● **SHORT EXERCISE**: Only the lines from the start of the data to the line containing "(hub) at (503,167.5)", both included, should be output, exactly and without pictures.

● **SUPPLIED INFORMATION**:
═══
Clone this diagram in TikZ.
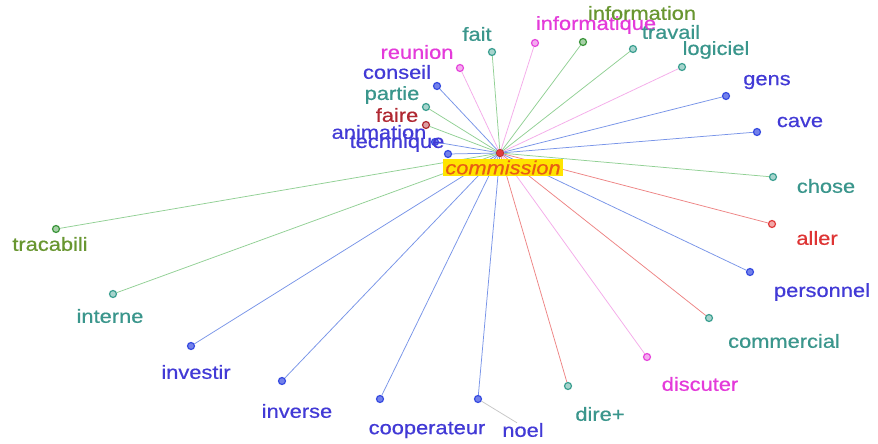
\documentclass[tikz,border=0pt]{standalone}
\usepackage{fontspec}
\setmainfont[FakeStretch=1.15,FakeBold=0.6]{Liberation Sans}
\usetikzlibrary{backgrounds}
\definecolor{tB}{RGB}{66,58,214}
\definecolor{tT}{RGB}{58,150,140}
\definecolor{tM}{RGB}{228,58,218}
\definecolor{tG}{RGB}{104,150,48}
\definecolor{tR}{RGB}{222,52,52}
\definecolor{tDR}{RGB}{176,40,50}
\definecolor{dB}{RGB}{55,75,225}
\definecolor{dT}{RGB}{60,160,145}
\definecolor{dM}{RGB}{230,70,220}
\definecolor{dG}{RGB}{60,150,60}
\definecolor{dR}{RGB}{225,60,60}
\definecolor{lB}{RGB}{120,148,232}
\definecolor{lG}{RGB}{145,208,148}
\definecolor{lP}{RGB}{245,172,234}
\definecolor{lR}{RGB}{238,132,132}
\definecolor{hubY}{RGB}{255,228,0}
\definecolor{hubO}{RGB}{232,92,20}
\begin{document}
\begin{tikzpicture}[x=1pt,y=-1pt,
  pt/.style={circle,inner sep=0pt,minimum size=7pt,line width=1.2pt,draw=#1,fill=#1!45!white},
  ptb/.style={pt=#1,fill=#1!70!white},
  lbl/.style={font=\fontsize{19}{21}\selectfont,text=#1,inner sep=0pt},
  ln/.style={draw=#1,line width=0.75pt}]
\useasboundingbox (0,0) rectangle (878,444);

% hub
\node[circle,inner sep=0pt,minimum size=7.5pt,fill=dR,draw=dR!80!black,line width=0.6pt] (c) at (500,153) {};
\node[fill=hubY,inner sep=0pt,minimum width=120pt,minimum height=17pt,
      font=\fontsize{19}{21}\selectfont\itshape,text=hubO] (hub) at (503,167.5) {commission};

% leaf dots
\node[pt=dT] (fait) at (492,52) {};
\node[pt=dM] (informatique) at (535,43) {};
\node[pt=dG] (information) at (583,42) {};
\node[pt=dT] (travail) at (633,49) {};
\node[pt=dT] (logiciel) at (682,67) {};
\node[ptb=dB] (gens) at (726,96) {};
\node[ptb=dB] (cave) at (757,132) {};
\node[pt=dT] (chose) at (773,177) {};
\node[pt=dR] (aller) at (772,224) {};
\node[ptb=dB] (personnel) at (750,272) {};
\node[pt=dT] (commercial) at (709,318) {};
\node[pt=dM] (discuter) at (647,357) {};
\node[pt=dT] (dire) at (568,386) {};
\node[ptb=dB] (noel) at (478,399) {};
\node[ptb=dB] (cooperateur) at (380,399) {};
\node[ptb=dB] (inverse) at (282,381) {};
\node[ptb=dB] (investir) at (191,346) {};
\node[pt=dT] (interne) at (113,294) {};
\node[pt=dG] (tracabili) at (56,229) {};
\node[ptb=dB] (technique) at (448,154) {};
\node[ptb=dB] (animation) at (435,142) {};
\node[pt=tDR] (faire) at (426,125) {};
\node[pt=dT] (partie) at (426,107) {};
\node[ptb=dB] (conseil) at (437,86) {};
\node[pt=dM] (reunion) at (460,68) {};

% labels
\node[lbl=tT] (lfait) at (477,34) {fait};
\node[lbl=tM] (linformatique) at (596,25) {informatique};
\node[lbl=tG] (linformation) at (642,13) {information};
\node[lbl=tT] (ltravail) at (671,32) {travail};
\node[lbl=tT] (llogiciel) at (716,50) {logiciel};
\node[lbl=tB] (lgens) at (767,82) {gens};
\node[lbl=tB] (lcave) at (800,122) {cave};
\node[lbl=tT] (lchose) at (826,186) {chose};
\node[lbl=tR] (laller) at (817,238) {aller};
\node[lbl=tB] (lpersonnel) at (822,292) {personnel};
\node[lbl=tT] (lcommercial) at (784,341) {commercial};
\node[lbl=tM] (ldiscuter) at (700,384) {discuter};
\node[lbl=tT] (ldire) at (600,414) {dire+};
\node[lbl=tB] (lnoel) at (523,430) {noel};
\node[lbl=tB] (lcooperateur) at (427,430) {cooperateur};
\node[lbl=tB] (linverse) at (297,411) {inverse};
\node[lbl=tB] (linvestir) at (196,372) {investir};
\node[lbl=tT] (linterne) at (110,316) {interne};
\node[lbl=tG] (ltracabili) at (50,244) {tracabili};
\node[lbl=tB] (ltechnique) at (397,143) {technique};
\node[lbl=tB] (lanimation) at (379,132) {animation};
\node[lbl=tDR] (lfaire) at (397,115) {faire};
\node[lbl=tT] (lpartie) at (392,95) {partie};
\node[lbl=tB] (lconseil) at (397,72) {conseil};
\node[lbl=tM] (lreunion) at (417,52) {reunion};

% connectors
\begin{scope}[on background layer]
\fill[white] (0,0) rectangle (878,444);
\draw[ln=lG] (c.center) -- (fait);
\draw[ln=lP] (c.center) -- (informatique);
\draw[ln=lG] (c.center) -- (information);
\draw[ln=lG] (c.center) -- (travail);
\draw[ln=lP] (c.center) -- (logiciel);
\draw[ln=lB] (c.center) -- (gens);
\draw[ln=lB] (c.center) -- (cave);
\draw[ln=lG] (c.center) -- (chose);
\draw[ln=lR] (c.center) -- (aller);
\draw[ln=lB] (c.center) -- (personnel);
\draw[ln=lR] (c.center) -- (commercial);
\draw[ln=lP] (c.center) -- (discuter);
\draw[ln=lR] (c.center) -- (dire);
\draw[ln=lB] (c.center) -- (noel);
\draw[ln=lB] (c.center) -- (cooperateur);
\draw[ln=lB] (c.center) -- (inverse);
\draw[ln=lB] (c.center) -- (investir);
\draw[ln=lG] (c.center) -- (interne);
\draw[ln=lG] (c.center) -- (tracabili);
\draw[ln=lB] (c.center) -- (technique);
\draw[ln=lB] (c.center) -- (animation);
\draw[ln=lG] (c.center) -- (faire);
\draw[ln=lG] (c.center) -- (partie);
\draw[ln=lB] (c.center) -- (conseil);
\draw[ln=lP] (c.center) -- (reunion);
\draw[draw=black!22,line width=0.75pt] (noel) -- ([xshift=-6pt]lnoel.north);
\end{scope}
\end{tikzpicture}
\end{document}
═══
● **COMPLETE RESPONSE**:
Clone this diagram in TikZ.
\documentclass[tikz,border=0pt]{standalone}
\usepackage{fontspec}
\setmainfont[FakeStretch=1.15,FakeBold=0.6]{Liberation Sans}
\usetikzlibrary{backgrounds}
\definecolor{tB}{RGB}{66,58,214}
\definecolor{tT}{RGB}{58,150,140}
\definecolor{tM}{RGB}{228,58,218}
\definecolor{tG}{RGB}{104,150,48}
\definecolor{tR}{RGB}{222,52,52}
\definecolor{tDR}{RGB}{176,40,50}
\definecolor{dB}{RGB}{55,75,225}
\definecolor{dT}{RGB}{60,160,145}
\definecolor{dM}{RGB}{230,70,220}
\definecolor{dG}{RGB}{60,150,60}
\definecolor{dR}{RGB}{225,60,60}
\definecolor{lB}{RGB}{120,148,232}
\definecolor{lG}{RGB}{145,208,148}
\definecolor{lP}{RGB}{245,172,234}
\definecolor{lR}{RGB}{238,132,132}
\definecolor{hubY}{RGB}{255,228,0}
\definecolor{hubO}{RGB}{232,92,20}
\begin{document}
\begin{tikzpicture}[x=1pt,y=-1pt,
  pt/.style={circle,inner sep=0pt,minimum size=7pt,line width=1.2pt,draw=#1,fill=#1!45!white},
  ptb/.style={pt=#1,fill=#1!70!white},
  lbl/.style={font=\fontsize{19}{21}\selectfont,text=#1,inner sep=0pt},
  ln/.style={draw=#1,line width=0.75pt}]
\useasboundingbox (0,0) rectangle (878,444);

% hub
\node[circle,inner sep=0pt,minimum size=7.5pt,fill=dR,draw=dR!80!black,line width=0.6pt] (c) at (500,153) {};
\node[fill=hubY,inner sep=0pt,minimum width=120pt,minimum height=17pt,
      font=\fontsize{19}{21}\selectfont\itshape,text=hubO] (hub) at (503,167.5) {commission};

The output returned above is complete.